We’re resettled in northern Virginia now and comfortably settled into my new job. After three months of moving and resettling, I’m finally back in a position to update this website.
The final weeks leaving Mississippi were chaotic, exhausting, and overall not something I’m in a hurry to repeat. It’s been 13 years since I last moved, and all prior moves were with (because of) the kind assistance of the US Navy. So this cross-country move was something “different.”
Prelude to A Move
I received and accepted my offer letter from the new company September 13, and officially gave my two week‘s notice the next day, Thursday September 14. By this time Winnie and I were already planning our move, collecting boxes, and talking to Realtor‘s about selling our house. Once I signed my letter and committed to moving, we really got busy.
Winnie gave noticed to her boss the same day I did. Her boss was not nearly as gracious as mine; he paid her to date and told her not to come back the next day.
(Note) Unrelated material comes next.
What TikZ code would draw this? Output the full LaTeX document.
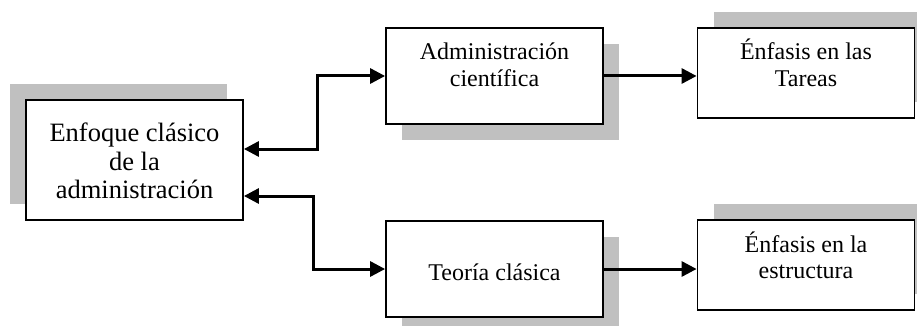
\documentclass[tikz,border=0pt]{standalone}
\usepackage{fontspec}
\setmainfont{Liberation Serif}
\usetikzlibrary{arrows.meta,shadows}
\definecolor{sombra}{HTML}{C0C0C0}
\newcommand{\texto}[3]{\parbox[c][#1][t]{217pt}{\centering\rule{0pt}{#2}#3}}

\begin{document}
\begin{tikzpicture}[x=1pt,y=-1pt,
    caja/.style={draw,line width=1.8pt,fill=white,inner sep=0pt,font=\fontsize{24}{26.7}\selectfont},
    sombraiz/.style={general shadow={fill=sombra,shadow xshift=-16pt,shadow yshift=16pt}},
    sombrade/.style={general shadow={fill=sombra,shadow xshift=16pt,shadow yshift=-16pt}},
    sombrasu/.style={general shadow={fill=sombra,shadow xshift=16pt,shadow yshift=16pt}},
    conector/.style={line width=3pt,-{Triangle[length=15pt,width=15pt]}},
    doble/.style={line width=3pt,{Triangle[length=15pt,width=15pt]}-{Triangle[length=15pt,width=15pt]}}]
    \useasboundingbox (0,0) rectangle (917,326);
    \node[caja,sombraiz,font=\fontsize{26.5}{28.3}\selectfont](enfoque) at (134.5,160)
        {\texto{120pt}{41.7pt}{Enfoque clásico\\de la\\administración}};
    \node[caja,sombrade](cientifica) at (494.5,76)
        {\texto{96pt}{32pt}{Administración\\científica}};
    \node[caja,sombrade](teoria) at (494.5,269)
        {\texto{96pt}{59pt}{Teoría clásica}};
    \node[caja,sombrasu](tareas) at (806,73)
        {\texto{90pt}{32pt}{Énfasis en las\\Tareas}};
    \node[caja,sombrasu](estructura) at (806,265)
        {\texto{90pt}{32pt}{Énfasis en la\\estructura}};
    % ramas desde el enfoque clasico
    \draw[doble] ([yshift=11pt]enfoque.east) -- ++(74,0) |- (cientifica.west);
    \draw[doble] ([yshift=-36pt]enfoque.east) -- ++(70,0) |- (teoria.west);
    \draw[conector] (cientifica.east) -- (cientifica.east -| tareas.west);
    \draw[conector] (teoria.east) -- (teoria.east -| estructura.west);
\end{tikzpicture}
\end{document}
Winnie was hurt, but it just gave her more time and energy to pack out the house.
We decided the best plan was renting a small apartment until the house was sold so we’d have time to learn the northern Virginia area and acquire a down-payment for a new home. This involved deciding on what to bring, with the expectation that we might have to rent storage space for anything that couldn’t fit in the apartment.
Over the next several days I contacted moving companies for estimates and started planning what to take and what to leave behind. The initial moving estimates came in a lot higher than we wanted to spend. After some hard discussions, Winnie and I decided to leave behind all our large furniture that had been water damaged and salvaged from Katrina. Once I started looking at the price of houses, and what we could reasonably afford to buy in northern Virginia, we also decided to leave behind a lot of gardening and workshop equipment, and lots of small items that had no real value.
One really hard decision was what to do with my project boat, the 1962 Fabuglas “Commodore” I’d been working on for three years. Bringing “Sea Dreams,” my 1977 Regal, was a given. I also wanted to keep my utility trailer, at least until we’d have our own house again. After some thought I realized that I needed to leave the Fabuglas behind.
So, I placed ads on the Internet, in newspapers, and local bulletin boards for furniture and the Fabuglas. Meanwhile, Winnie had acquired a lot boxes from the restaurant before she left, and used them to pack. I started cleaning out the attic areas of the house, garage, and shop, and sorting out what I wanted to keep.
I also needed to complete some repairs to our house, still. We officially listed our house with a Realtor Sunday, September 17. It was another deep breath moment as I committed myself to doing something I once thought could never possibly happen; sell my dream house I retired to and expended so much sweat and treasure maintaining. But it was okay.
As part of the discussions with the Realtor, Kathy, we agreed on what repairs needed to be completed before we left. The list looked impossibly long considering everything else that needed to be done for our move. but Winnie was convinced we could do everything ourselves, and she ended up being almost correct.
After two weeks of advertising our large furniture pieces for sale I’d only sold one item, my venerable drawing table; the first large piece of furniture I’d ever purchased and dragged around all over the world. But it did go to a good home. For the rest, I called an estate liquidators and made arrangements to have everything else sold at an upcoming auction.
I also sold my 1962 Fabuglas boat project – for $1.00. I’d posted in on E-Bay but had no bidders when the suction ended. Then the day after the E-Bay auction ended friends from the Camera Club dropped by. We started talking about the boat, then I offered it to them on, if they wanted to finish the project. They agreed, and they left with the boat, trailer, and all the vintage fittings I’d acquired, a vintage Fabuglas brochure, and all the pieces I’d built during the three years I’d worked on it.
My last day at work was Thursday, September 29. There was no going away party, no goodbye/good luck card, and several people I had worked with for upwards of five years couldn’t even bother to get out of their seat to shake hands as I came around saying goodbye. I did feel hurt, but the coldness and lack of civility from my co-workers was part of the reason I decided to move on anyway. My supervisors were extremely decent to me the final two weeks, even to the point of recommending and helping me copy open-source publications that would be good reference material for my future job.